Does complex terminology put you off using data? Here’s a glossary of common data science terms with straightforward definitions, helpful examples, and additional resources if you want to dive deeper.

### Algorithm

An algorithm is defined as a specified process for solving a problem - often written by a human and performed by a computer.

### Analytics

A broad definition of analytics is the review of data to discover, understand, and communicate meaningful patterns. Or more simply, analytics is the useful insights from raw data.

### Bias

In general, bias can be defined as an inclination towards a thing, group, or person, often in a way that is inaccurate or unfair. Bias in statistics or data analytics can affect your insights, leading to poor, and potentially, costly business decisions.

### Correlation

A simple definition of correlation is the relationship between two or more variables (or data sets).

### Data Processing

Data processing is simply a sequence for collecting raw data and turning it into meaningful information.

### Data Sets

A data set is a technical term for a collection of data.

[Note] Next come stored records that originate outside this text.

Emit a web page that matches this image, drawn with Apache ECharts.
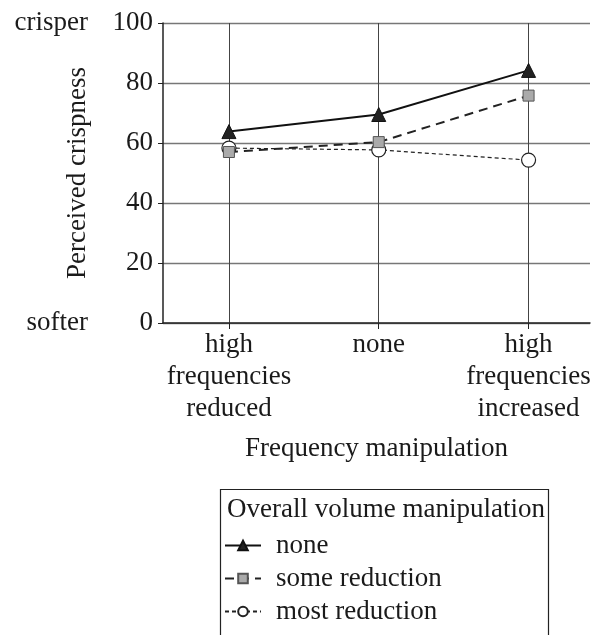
<!DOCTYPE html>
<html>
<head>
<meta charset="utf-8">
<script src="https://cdn.jsdelivr.net/npm/echarts@6/dist/echarts.min.js"></script>
<style>html,body{margin:0;padding:0;background:#fff;}#c{width:597px;height:635px;}</style>
</head>
<body>
<div id="c"></div>
<script>
const categories = ['high\nfrequencies\nreduced', 'none', 'high\nfrequencies\nincreased'];
const seriesNames = ['none', 'some reduction', 'most reduction'];
const noneVals = [63.8, 69.5, 84.2];
const someVals = [57.0, 60.3, 75.8];
const mostVals = [58.3, 57.7, 54.3];
const yTicks = [0, 20, 40, 60, 80, 100];
const endLabels = { 0: 'softer', 100: 'crisper' };

const FONT = 'Liberation Serif';
const TXT = '#1a1a1a';
const pairs = vals => categories.map((c, i) => [i, vals[i]]);

const chart = echarts.init(document.getElementById('c'), null, { renderer: 'canvas' });
chart.setOption({
  backgroundColor: '#fff',
  animation: false,
  textStyle: { fontFamily: FONT, color: TXT },
  grid: { left: 163, right: 7, top: 23, bottom: 312, containLabel: false },
  xAxis: {
    type: 'value', min: -0.44, max: 2.41,
    name: 'Frequency manipulation', nameLocation: 'middle', nameGap: 112,
    nameTextStyle: { fontFamily: FONT, fontSize: 27, color: TXT },
    axisLine: { show: true, onZero: false, lineStyle: { color: '#222', width: 1.5 } },
    axisTick: { show: true, customValues: [0, 1, 2], length: 6, lineStyle: { color: '#222' } },
    axisLabel: {
      customValues: [0, 1, 2], formatter: v => categories[Math.round(v)],
      fontFamily: FONT, fontSize: 27, lineHeight: 32, margin: 6, color: TXT
    },
    splitLine: { show: true, lineStyle: { color: '#444', width: 1 } }
  },
  yAxis: [{
    type: 'value', min: 0, max: 100, interval: 20,
    name: 'Perceived crispness', nameLocation: 'middle', nameRotate: 90, nameGap: 72,
    nameTextStyle: { fontFamily: FONT, fontSize: 27, color: TXT },
    axisLine: { show: true, onZero: false, lineStyle: { color: '#222', width: 1.5 } },
    axisTick: { show: true, length: 5, lineStyle: { color: '#222' } },
    axisLabel: { customValues: yTicks, fontFamily: FONT, fontSize: 27, margin: 10, color: TXT },
    splitLine: { show: true, lineStyle: { color: '#777', width: 1.3 } }
  }, {
    type: 'value', min: 0, max: 100, interval: 100, position: 'left', offset: 67,
    axisLine: { show: false, onZero: false }, axisTick: { show: false }, splitLine: { show: false },
    axisLabel: { formatter: v => endLabels[v] || '', fontFamily: FONT, fontSize: 27, margin: 8, color: TXT }
  }],
  title: {
    text: 'Overall volume manipulation', left: 227, top: 496,
    padding: 0,
    textStyle: { fontFamily: FONT, fontSize: 27, fontWeight: 'normal', color: TXT }
  },
  legend: {
    orient: 'vertical', left: 224, top: 532, padding: 0,
    itemWidth: 36, itemHeight: 12, itemGap: 6,
    data: seriesNames,
    textStyle: { fontFamily: FONT, fontSize: 27, lineHeight: 27, color: TXT, padding: [0, 0, 0, 10] }
  },
  graphic: [{
    type: 'rect', left: 218, top: 487, silent: true,
    shape: { width: 328, height: 200 },
    style: { fill: 'none', stroke: '#222', lineWidth: 1.2 }
  }],
  series: [{
    name: seriesNames[0], type: 'line', data: pairs(noneVals),
    lineStyle: { color: '#111', width: 2, type: 'solid' },
    symbol: 'triangle', symbolSize: 14,
    itemStyle: { color: '#222', borderColor: '#111', borderWidth: 1 }, z: 5
  }, {
    name: seriesNames[1], type: 'line', data: pairs(someVals),
    lineStyle: { color: '#222', width: 2, type: [9, 6] },
    symbol: 'rect', symbolSize: 11,
    itemStyle: { color: '#aaa', borderColor: '#555', borderWidth: 1 }, z: 4
  }, {
    name: seriesNames[2], type: 'line', data: pairs(mostVals),
    lineStyle: { color: '#222', width: 1.2, type: [4, 3] },
    symbol: 'circle', symbolSize: 14,
    itemStyle: { color: '#fff', borderColor: '#222', borderWidth: 1.2 }, z: 3
  }]
});
</script>
</body>
</html>
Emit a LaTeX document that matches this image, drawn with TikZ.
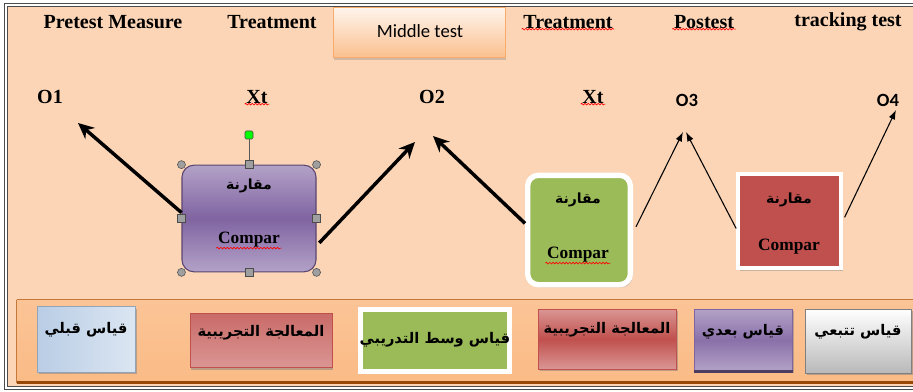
\documentclass[tikz,border=0pt]{standalone}
\usepackage{fontspec}
\setmainfont{Liberation Serif}
\newfontfamily\arabicfont[Script=Arabic]{DejaVu Sans}
\newfontfamily\calibrifont{Carlito}
\TeXXeTstate=1
\usetikzlibrary{arrows.meta,shadows,decorations.pathmorphing}

\definecolor{peach}{RGB}{251,213,181}
\definecolor{bandorange}{RGB}{247,150,70}
\definecolor{bandlight}{RGB}{251,196,150}
\definecolor{bandedge}{RGB}{152,72,7}
\definecolor{boxpurple}{RGB}{128,100,162}
\definecolor{boxlilac}{RGB}{179,162,199}
\definecolor{boxgreen}{RGB}{155,187,89}
\definecolor{boxred}{RGB}{192,80,77}
\definecolor{boxpink}{RGB}{218,150,148}
\definecolor{boxblue}{RGB}{185,205,229}
\definecolor{boxpaleblue}{RGB}{220,230,242}

\tikzset{every picture/.style={line width=0.75pt}}
\tikzset{
  toplbl/.style={font=\bfseries\fontsize{15}{17}\selectfont, inner sep=1pt},
  arlbl/.style={font=\arabicfont\bfseries\fontsize{11}{13}\selectfont, inner sep=1pt},
  boxar/.style={font=\arabicfont\bfseries\fontsize{10.5}{12}\selectfont, inner sep=1pt},
  cmplbl/.style={font=\bfseries\fontsize{13}{15}\selectfont, inner sep=1pt},
  thickarr/.style={line width=2.6pt, -{Stealth[length=12pt,width=11pt]}},
  thinarr/.style={line width=0.8pt, -{Latex[length=7pt,width=5pt]}},
  spell/.style={red, line width=0.5pt, decorate, decoration={snake, amplitude=0.6pt, segment length=2.5pt}},
  handle/.style={fill=gray!75, draw=gray!60!black, line width=0.4pt, inner sep=0pt},
  lowbox/.style={draw, line width=0.6pt, inner sep=0pt, drop shadow={shadow xshift=1pt, shadow yshift=-1.5pt, opacity=0.5}}
}

\begin{document}
\begin{tikzpicture}[x=0.75pt,y=0.75pt,yscale=-1,xscale=1]
\useasboundingbox (0,0) rectangle (913,392);

%Frame
\fill[peach] (6,5) rectangle (925,388);
\draw[draw=gray!60!black, double=white, double distance=1.2pt] (6,5) rectangle (925,388);

%Top heads
\node[toplbl] (pre) at (113,22) {Pretest Measure};
\node[toplbl] (treatA) at (272,22) {Treatment};
\node[draw=bandorange!80!white, line width=0.5pt, top color=white!75!peach, bottom color=bandlight!90!bandorange, minimum width=129pt, minimum height=38pt, drop shadow={shadow xshift=1pt, shadow yshift=-2pt, opacity=0.35}] (midbox) at (419,32.5) {};
\node[font=\calibrifont\fontsize{14}{16}\selectfont] (mid) at (420,31) {Middle test};
\node[toplbl] (treatB) at (568,22) {Treatment};
\node[toplbl] (post) at (704,22) {Postest};
\node[toplbl] (track) at (848,22) {tracking test};

% Text Node
\node[toplbl] (O1) at (50,97) {O1};
\node[toplbl] (XtA) at (257,97) {Xt};
\node[toplbl] (O2) at (432,97) {O2};
\node[toplbl] (XtB) at (593,97) {Xt};
\node[font=\calibrifont\bfseries\fontsize{14}{16}\selectfont] (O3) at (687,100) {O3};
\node[font=\calibrifont\bfseries\fontsize{14}{16}\selectfont] (O4) at (888,100) {O4};

%Compar boxes
\node[draw=boxpurple!70!black, line width=0.8pt, rounded corners=9pt, minimum width=100.5pt, minimum height=80pt,
  top color=boxlilac, bottom color=boxlilac, middle color=boxpurple] (purple) at (249,218.5) {};
\node[boxar] (purpleAr) at (249,186) {\beginR مقارنة\endR};
\node[cmplbl] (purpleEn) at (249,240) {Compar};

\node[draw=white, line width=4pt, rounded corners=8pt, fill=boxgreen, minimum width=77pt, minimum height=82pt,
  drop shadow={shadow xshift=1.5pt, shadow yshift=-2pt, opacity=0.4}] (green) at (579,230) {};
\node[boxar] (greenAr) at (578,200) {\beginR مقارنة\endR};
\node[cmplbl] (greenEn) at (578,255) {Compar};

\node[draw=white, line width=3pt, fill=boxred, minimum width=77pt, minimum height=70.5pt,
  drop shadow={shadow xshift=1.5pt, shadow yshift=-2pt, opacity=0.4}] (red) at (789.5,221) {};
\node[boxar] (redAr) at (789,200) {\beginR مقارنة\endR};
\node[cmplbl] (redEn) at (789,247) {Compar};

%Handles
\node[handle, circle, minimum size=6pt] (h1) at (purple.north west) {};
\node[handle, circle, minimum size=6pt] (h2) at (purple.north east) {};
\node[handle, circle, minimum size=6pt] (h3) at (purple.south west) {};
\node[handle, circle, minimum size=6pt] (h4) at (purple.south east) {};
\node[handle, minimum size=6pt] (h5) at (purple.north) {};
\node[handle, minimum size=6pt] (h6) at (purple.south) {};
\node[handle, minimum size=6pt] (h7) at (purple.west) {};
\node[handle, minimum size=6pt] (h8) at (purple.east) {};
\node[handle, fill=green, rounded corners=1pt, minimum size=6pt] (rot) at (249,135) {};
\draw[gray!70!black, line width=0.6pt] (rot) -- (h5);

%Arrow tips
\coordinate (t1) at (78,123);
\coordinate (t2) at (415,142);
\coordinate (t3) at (433,136);
\coordinate (t4) at (683,132);
\coordinate (t5) at (686,132);
\coordinate (t6) at (896,110);

%Arrows
\draw[thickarr] (purple.175) -- (t1);
\draw[thickarr, shorten <=3pt] (purple.-22) -- (t2);
\draw[thickarr] (green.173) -- (t3);
\draw[thinarr, shorten <=5pt] (green.-3) -- (t4);
\draw[thinarr] (red.188) -- (t5);
\draw[thinarr, shorten <=3pt] (red.east) -- (t6);

%Spell marks
\draw[spell] ([yshift=-1pt]XtA.south west) -- ([yshift=-1pt]XtA.south east);
\draw[spell] ([yshift=-1pt]XtB.south west) -- ([yshift=-1pt]XtB.south east);
\draw[spell] ([yshift=-1pt]treatB.south west) -- ([yshift=-1pt]treatB.south east);
\draw[spell] ([yshift=-1pt]post.south west) -- ([yshift=-1pt]post.south east);
\draw[spell] ([yshift=-1pt]purpleEn.south west) -- ([yshift=-1pt]purpleEn.south east);
\draw[spell] ([yshift=-1pt]greenEn.south west) -- ([yshift=-1pt]greenEn.south east);

%Bottom band
\node[inner sep=0pt, minimum width=677pt, minimum height=61.5pt, top color=bandlight, middle color=bandorange, bottom color=bandlight!80!bandorange] (band) at (468.5,341) {};
\draw[bandorange!80!black, line width=0.6pt] (band.north west) -- (band.north east);
\draw[bandedge, line width=2pt] (band.south west) -- (band.south east);
\draw[bandorange!80!black, line width=0.6pt] (band.north west) -- (band.south west);

%Bottom boxes
\node[lowbox, draw=boxblue!80!black, left color=boxblue, right color=boxpaleblue, minimum width=74pt, minimum height=49pt] (b1) at (86.5,339.5) {};
\node[arlbl] (b1t) at (86,330) {\beginR قياس قبلي\endR};

\node[lowbox, draw=boxred, top color=boxred!85!white, bottom color=boxpink, minimum width=106.5pt, minimum height=41pt] (b2) at (261,340.5) {};
\node[arlbl] (b2t) at (261,333) {\beginR المعالجة التجريبية\endR};

\node[lowbox, draw=white, line width=3.5pt, fill=boxgreen, minimum width=112pt, minimum height=46.5pt] (b3) at (435,340.5) {};
\node[arlbl] (b3t) at (435,340) {\beginR قياس  وسط التدريبي\endR};

\node[lowbox, draw=boxred, top color=boxpink, bottom color=boxpink, middle color=boxred, minimum width=103pt, minimum height=45pt] (b4) at (607.5,339) {};
\node[arlbl] (b4t) at (607,330) {\beginR المعالجة التجريبية\endR};

\node[lowbox, draw=boxpurple, top color=boxlilac, bottom color=boxlilac, middle color=boxpurple!80!boxlilac, minimum width=74pt, minimum height=46.5pt] (b5) at (743.5,340) {};
\draw[boxpurple!60!black, line width=2pt] (b5.south west) -- (b5.south east);
\node[arlbl] (b5t) at (743,332) {\beginR قياس بعدي\endR};

\node[lowbox, draw=gray, top color=white, bottom color=gray!55, minimum width=79pt, minimum height=48pt] (b6) at (858.5,341) {};
\node[arlbl] (b6t) at (858,332) {\beginR قياس تتبعي\endR};

\end{tikzpicture}
\end{document}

Typically, a data set refers to the content of a single table or graph.

### Hypothesis

A hypothesis is an educated guess (often about the cause of a problem) that hasn’t been confirmed yet.

### Margin of Error

The margin of error is the amount the results of a random sampling may differ from the results of surveying the whole.

### Multivariate Test

A multivariate test is a process where variations of different elements (i.e. text, video, and images on a website) can be evaluated simultaneously.

### Outlier

An outlier is a piece of data that is distant from the remaining set of data. Think of it as a straggler.

### Probability

The definition of probability is simply the likelihood that an event will happen.

### Qualitative Data

Qualitative data is information that describes or categorizes something - the color of the sky, the smell of perfume, music genres, or coffee bean flavors.

### Quantitative Data

Quantitative data is anything that can be measured or counted - monthly revenue, distance of a race and time of the winner, calories in a meal, temperature, or salary.

### Regression

Regression shows the most likely outcome based on a trend of one or more known data points (predictors).

### Sampling error

Sampling error is the variation between the entire population (of data) and the sample. This variation is simply because the sample doesn’t (and can’t) perfectly reflect the whole.

### Summary Statistics

Summary statistics (or summary metrics) define a complicated set of data with some simple metrics.

### Variable

A variable in statistics is something that can be measured, counted, or described. It could be a number or characteristic.

### Venn Diagram

A Venn diagram shows the similarities and differences of two or more data sets by using overlapping circles.